One national e-commerce retailer cut its vendor list by 40%, reducing tool count from 15 to 8. The result? More campaigns shipped per quarter, fewer revisions, and a 22% boost in customer lifetime value.
The Upside of Less
The biggest gain from consolidation isn’t tidiness. It’s traction. A leaner, more focused vendor model gives your team faster cycles, clearer ownership, and sharper insight into what’s working. Meetings shrink. Reporting gets simpler. Spend becomes easier to control. Most importantly, your team gets to spend more time doing the work, not narrating it. That’s the difference between a busy calendar and actual momentum. You don’t need more options or another round of tools. You need fewer, better-aligned partners working from the same plan and measured by the same results. Start there—and marketing starts to move the way it should.
FAQs
What’s the clearest sign that I have too many vendors or tools?

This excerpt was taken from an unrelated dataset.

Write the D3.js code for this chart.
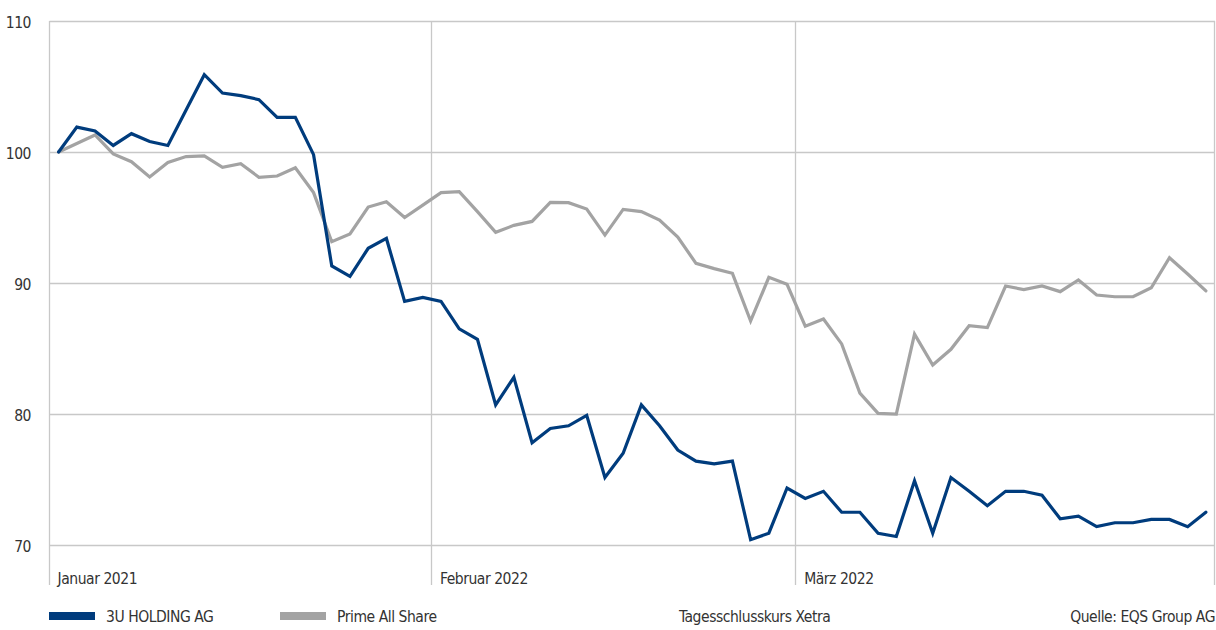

When your team spends more time aligning platforms or chasing updates than producing campaigns, you’re past the tipping point.
Will cutting vendors hurt performance?
Only if you cut blindly, start by auditing performance impact. Keep what drives measurable results, and consolidate where possible.
How do I keep reporting consistently?
Designate a single source of truth. Ensure all tools feed into it, and review dashboards weekly for clarity and accuracy.
Is it better to hire one full-service agency?
Sometimes, yes. But only if that agency has proven experience managing full-funnel strategy and reporting across channels.
How often should I reevaluate my stack and partners?
Quarterly check-ins are ideal. Review for overlap, underuse, or poor collaboration. Adjust before inefficiency becomes normal.
What’s the first move toward simplification?
Start with clarity. List all platforms and partners. Map them to outcomes. Then remove anything that doesn’t contribute directly.